Digital story banks allow survivors to record audio in their own language, preserving dialects that residential schools once banned. Community members can assist with technology while elders control content.
Supporting Survivors Year-Round
One day of attention is meaningful only if followed by sustained support. Monthly donations to Indigenous legal, health, or language centres provide predictable funding that organisations need for long-term planning.
Advocate for employment strategies that prioritise Indigenous leadership rather than symbolic roles. Genuine career pathways interrupt economic exclusion rooted in historic dispossession.

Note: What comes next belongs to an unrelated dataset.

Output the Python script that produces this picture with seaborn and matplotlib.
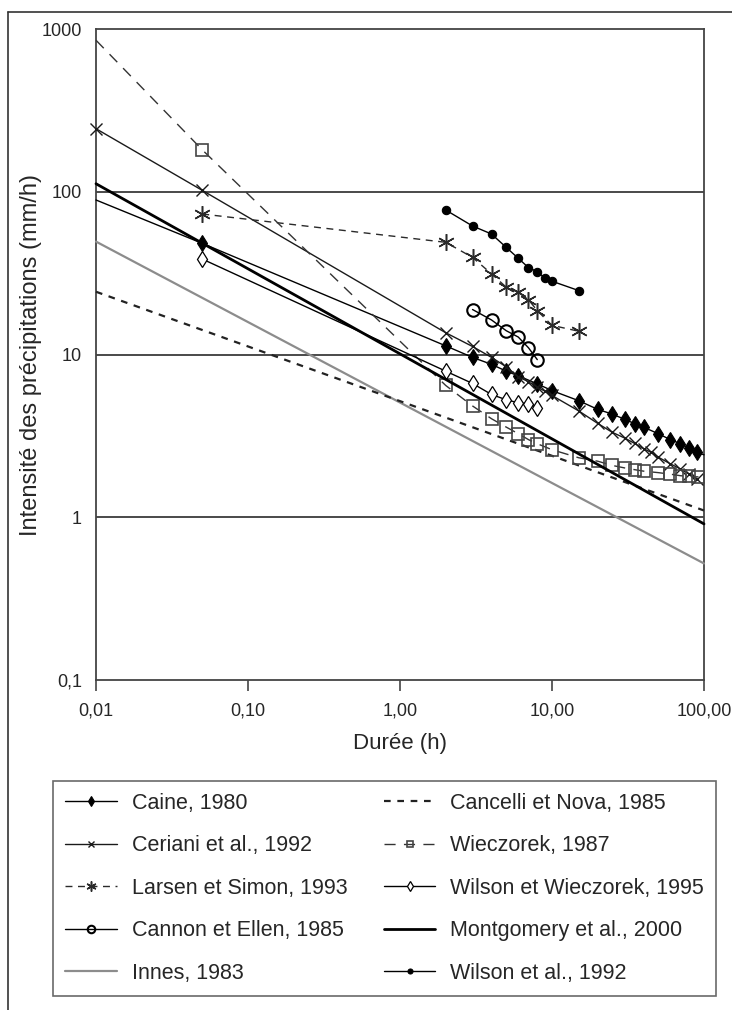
import matplotlib
matplotlib.use("Agg")
import matplotlib.pyplot as plt
from matplotlib.lines import Line2D
from matplotlib.ticker import FixedLocator, FixedFormatter, NullLocator
import seaborn as sns

# ---------------- data ----------------
caine_x = [0.01, 0.05, 2, 3, 4, 5, 6, 8, 10, 15, 20, 25, 30, 35, 40, 50, 60, 70, 80, 90, 100]
caine_y = [89, 48.2, 11.3, 9.6, 8.7, 7.9, 7.4, 6.6, 6.0, 5.2, 4.6, 4.3, 4.0, 3.76, 3.58, 3.26, 3.0, 2.83, 2.66, 2.5, 2.42]

ceriani_x = [0.01, 0.05, 2, 3, 4, 5, 6, 7, 8, 9, 10, 15, 20, 25, 30, 35, 40, 45, 50, 60, 70, 80, 90]
ceriani_y = [244, 102, 13.6, 11.2, 9.6, 8.4, 7.3, 6.8, 6.3, 5.95, 5.6, 4.5, 3.77, 3.32, 3.07, 2.84, 2.64, 2.5, 2.34, 2.13, 1.98, 1.84, 1.71]

larsen_x = [0.05, 2, 3, 4, 5, 6, 7, 8, 10, 15]
larsen_y = [73, 48.9, 39.5, 31.3, 25.9, 24.1, 21.7, 18.6, 15.1, 13.9]

cannon_x = [3, 4, 5, 6, 7, 8]
cannon_y = [18.9, 16.3, 14.0, 12.8, 11.0, 9.3]

innes_x = [0.01, 100]
innes_y = [49.4, 0.52]

cancelli_x = [0.01, 100]
cancelli_y = [24.3, 1.1]

wieczorek_x = [0.01, 0.05, 2, 3, 4, 5, 6, 7, 8, 10, 15, 20, 25, 30, 35, 40, 50, 60, 70, 80, 92]
wieczorek_y = [853, 181, 6.45, 4.83, 4.03, 3.58, 3.26, 3.0, 2.83, 2.6, 2.32, 2.21, 2.08, 2.01, 1.96, 1.92, 1.88, 1.84, 1.80, 1.78, 1.77]

ww_x = [0.05, 2, 3, 4, 5, 6, 7, 8]
ww_y = [38.6, 7.9, 6.64, 5.68, 5.27, 5.05, 4.98, 4.71]

montgomery_x = [0.01, 100]
montgomery_y = [112, 0.91]

wilson_x = [2, 3, 4, 5, 6, 7, 8, 9, 10, 15]
wilson_y = [77.2, 61.6, 55.0, 45.5, 39.0, 34.2, 32.3, 29.4, 28.2, 24.7]

x_ticks = [0.01, 0.1, 1, 10, 100]
x_tick_labels = ["0,01", "0,10", "1,00", "10,00", "100,00"]
y_ticks = [0.1, 1, 10, 100, 1000]
y_tick_labels = ["0,1", "1", "10", "100", "1000"]
grid_levels = [1, 10, 100]

labels = ["Caine, 1980", "Ceriani et al., 1992", "Larsen et Simon, 1993",
          "Cannon et Ellen, 1985", "Innes, 1983", "Cancelli et Nova, 1985",
          "Wieczorek, 1987", "Wilson et Wieczorek, 1995",
          "Montgomery et al., 2000", "Wilson et al., 1992"]

# ---------------- figure ----------------
sns.set_style("white")
plt.rcParams["font.family"] = ["Liberation Sans", "DejaVu Sans"]

W, H = 732, 1010
fig = plt.figure(figsize=(W / 100, H / 100), dpi=100)
ax = fig.add_axes([96 / W, 1 - 680 / H, (704 - 96) / W, (680 - 29) / H])
ax.set_xscale("log")
ax.set_yscale("log")
ax.set_xlim(0.01, 100)
ax.set_ylim(0.1, 1000)

for g in grid_levels:
    ax.axhline(g, color="#4a4a4a", lw=1.4, zorder=1)

common = dict(ax=ax, sort=False, estimator=None, clip_on=False, zorder=3)

sns.lineplot(x=caine_x, y=caine_y, color="black", lw=1.0, marker="d", markersize=8,
             markerfacecolor="black", markeredgecolor="black", markeredgewidth=0.8,
             markevery=list(range(1, len(caine_x) - 1)), label=labels[0], **common)
sns.lineplot(x=ceriani_x, y=ceriani_y, color="#1a1a1a", lw=1.0, marker="x", markersize=8,
             markeredgecolor="#1a1a1a", markeredgewidth=1.0, label=labels[1], **common)
sns.lineplot(x=larsen_x, y=larsen_y, color="#2a2a2a", lw=1.0, linestyle=(0, (5, 4)),
             marker=(6, 2, 0), markersize=12, markeredgecolor="#2a2a2a",
             markeredgewidth=1.1, label=labels[2], **common)
sns.lineplot(x=cannon_x, y=cannon_y, color="black", lw=1.0, marker="o", markersize=9,
             markerfacecolor="none", markeredgecolor="black", markeredgewidth=1.5,
             label=labels[3], **common)
sns.lineplot(x=innes_x, y=innes_y, color="#8c8c8c", lw=1.6, label=labels[4], **common)
sns.lineplot(x=cancelli_x, y=cancelli_y, color="#222222", lw=1.6, linestyle=(0, (3, 3)),
             label=labels[5], **common)
sns.lineplot(x=wieczorek_x, y=wieczorek_y, color="#333333", lw=1.0, linestyle=(0, (8, 6)),
             marker="s", markersize=8, markerfacecolor="none", markeredgecolor="#444444",
             markeredgewidth=1.2, markevery=list(range(1, len(wieczorek_x))),
             label=labels[6], **common)
sns.lineplot(x=ww_x, y=ww_y, color="black", lw=1.0, marker="d", markersize=8,
             markerfacecolor="white", markeredgecolor="black", markeredgewidth=0.9,
             label=labels[7], **common)
sns.lineplot(x=montgomery_x, y=montgomery_y, color="black", lw=2.0, label=labels[8], **common)
sns.lineplot(x=wilson_x, y=wilson_y, color="black", lw=1.0, marker="o", markersize=6,
             markerfacecolor="black", markeredgecolor="black", markeredgewidth=0.8,
             label=labels[9], **common)

handles, hl = ax.get_legend_handles_labels()
if ax.get_legend() is not None:
    ax.get_legend().remove()

# axes styling
for side in ["left", "right", "top", "bottom"]:
    ax.spines[side].set_visible(True)
    ax.spines[side].set_color("#444444")
    ax.spines[side].set_linewidth(1.3)

ax.xaxis.set_major_locator(FixedLocator(x_ticks))
ax.xaxis.set_major_formatter(FixedFormatter(x_tick_labels))
ax.xaxis.set_minor_locator(NullLocator())
ax.yaxis.set_major_locator(FixedLocator(y_ticks))
ax.yaxis.set_major_formatter(FixedFormatter(y_tick_labels))
ax.yaxis.set_minor_locator(NullLocator())
ax.tick_params(axis="x", which="major", direction="out", length=8, width=1.2,
               color="#444444", labelsize=13, pad=8, bottom=True)
ax.tick_params(axis="y", which="major", length=0, labelsize=13, pad=10, left=True)

ax.set_xlabel("Durée (h)", fontsize=16)
ax.set_ylabel("Intensité des précipitations (mm/h)", fontsize=17)
ax.yaxis.set_label_coords((42 - 96) / 608, 0.5)
ax.xaxis.set_label_coords(0.5, (680 - 733) / 651)

# legend
leg = fig.legend(handles, hl, loc="upper left", ncol=2, mode="expand",
                 bbox_to_anchor=(53 / W, 1 - 1000 / H, (716 - 53) / W, (1000 - 781) / H),
                 bbox_transform=fig.transFigure, frameon=True, fancybox=False,
                 edgecolor="#444444", fontsize=15.5, handlelength=2.4, handletextpad=0.7,
                 labelspacing=1.0, borderpad=0.55, markerscale=0.6, columnspacing=0.6,
                 borderaxespad=0)
leg.get_frame().set_linewidth(1.2)

# outer frame (left and top)
fig.add_artist(Line2D([8 / W, 8 / W], [0, 1 - 12 / H], transform=fig.transFigure,
                      color="#333333", lw=1.2))
fig.add_artist(Line2D([8 / W, 1], [1 - 12 / H, 1 - 12 / H], transform=fig.transFigure,
                      color="#333333", lw=1.2))

fig.savefig("out.png", dpi=100)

Challenge racist commentary whenever it arises, especially casual remarks that deny the reality of forced removals. Silence from bystanders signals acceptance and deepens survivor isolation.
Volunteering and Allyship
Offer skills such as bookkeeping, grant writing, or IT maintenance to Indigenous-controlled groups, but wait to be asked. Unsolicited help can replicate paternalism that the day seeks to overcome.
Allyship also means stepping back when Indigenous people speak. Sharing panel invitations or media opportunities amplifies voices that mainstream outlets typically overlook.

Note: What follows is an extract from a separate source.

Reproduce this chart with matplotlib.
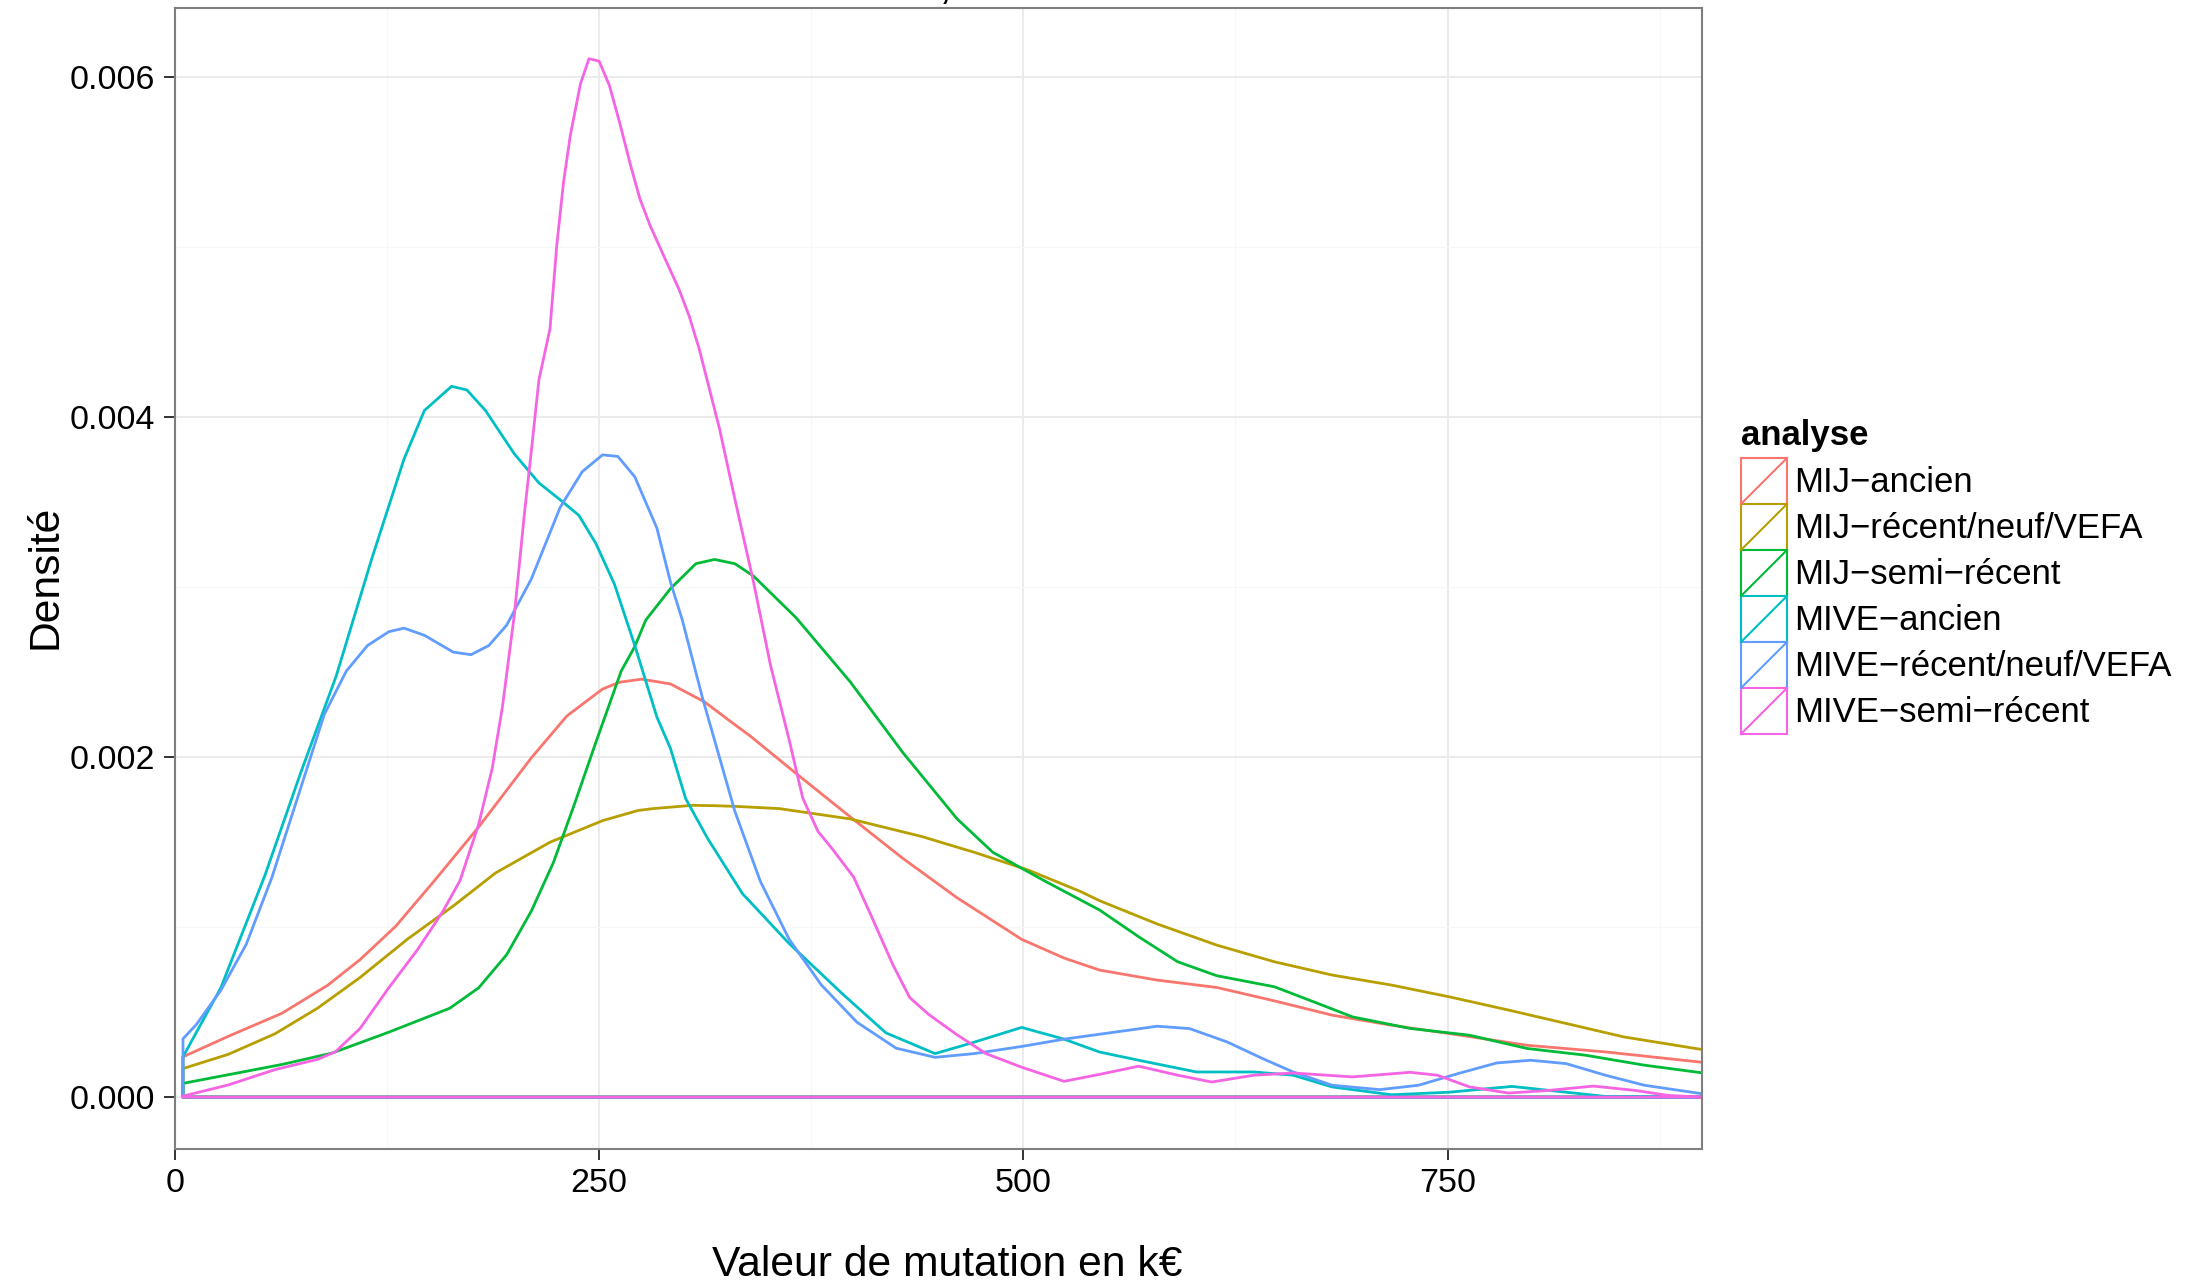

Connecting With Local Indigenous Organisations
Begin by researching Aboriginal community-controlled health services, land councils, or cultural education centres in your region. Their websites list public events, cultural awareness training, and protocols for respectful engagement.
Attend open days throughout the year, not only around Sorry Day, to build relationships organically. Repeated presence demonstrates reliability and helps organisers plan visitor numbers.

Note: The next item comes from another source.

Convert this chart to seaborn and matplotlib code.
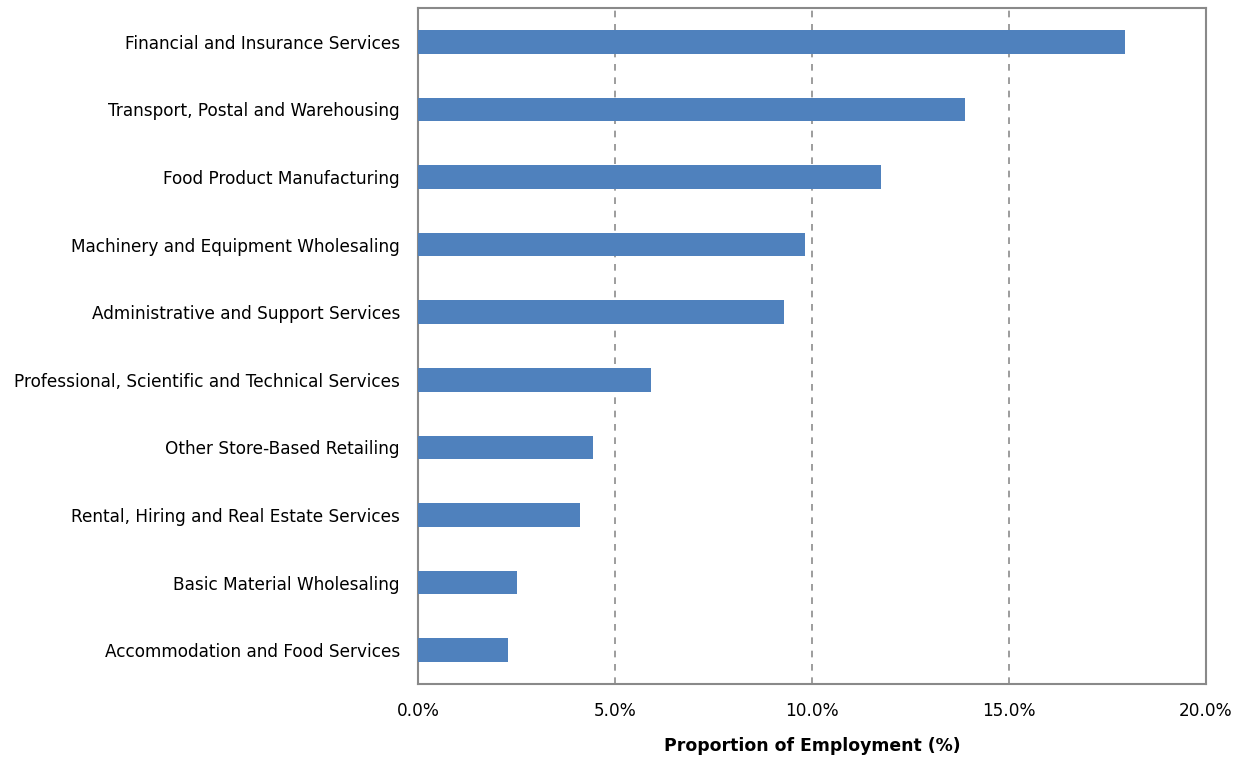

When proposing collaborations, present clear benefits to the community, offer budget for elder time, and accept refusal gracefully. Respect for sovereignty includes the right to say no.
Respectful Engagement Guidelines
Always acknowledge the traditional owners at public gatherings, but go beyond rote words by learning correct pronunciation and local history. Incorrect welcomes can feel more dismissive than saying nothing.
Bring an open mind rather than a checklist of questions. Personal trauma is not tourist content; allow conversation to unfold naturally.
Reflecting on Reconciliation Progress
Annual observance invites honest stocktaking of whether national reconciliation is advancing or stalling. Compare lived experiences shared on the day against policy commitments made by governments and institutions.
Celebrate incremental wins such as bilingual school programs or increased procurement from Indigenous suppliers, while recognising that gaps in life expectancy and imprisonment remain vast.
Personal reflection matters too. Keep a journal of uncomfortable moments that reveal hidden biases, then set concrete behavioural goals such as pronouncing place names correctly or sourcing artwork ethically.
Future Commitments
Turn the emotional weight of Sorry Day into measurable pledges: write to local representatives about treaty negotiations, enrol in Indigenous history courses at tertiary institutions, or commit a percentage of income to community funds.
Share progress publicly to normalise accountability, but centre the story on systemic change rather than personal praise.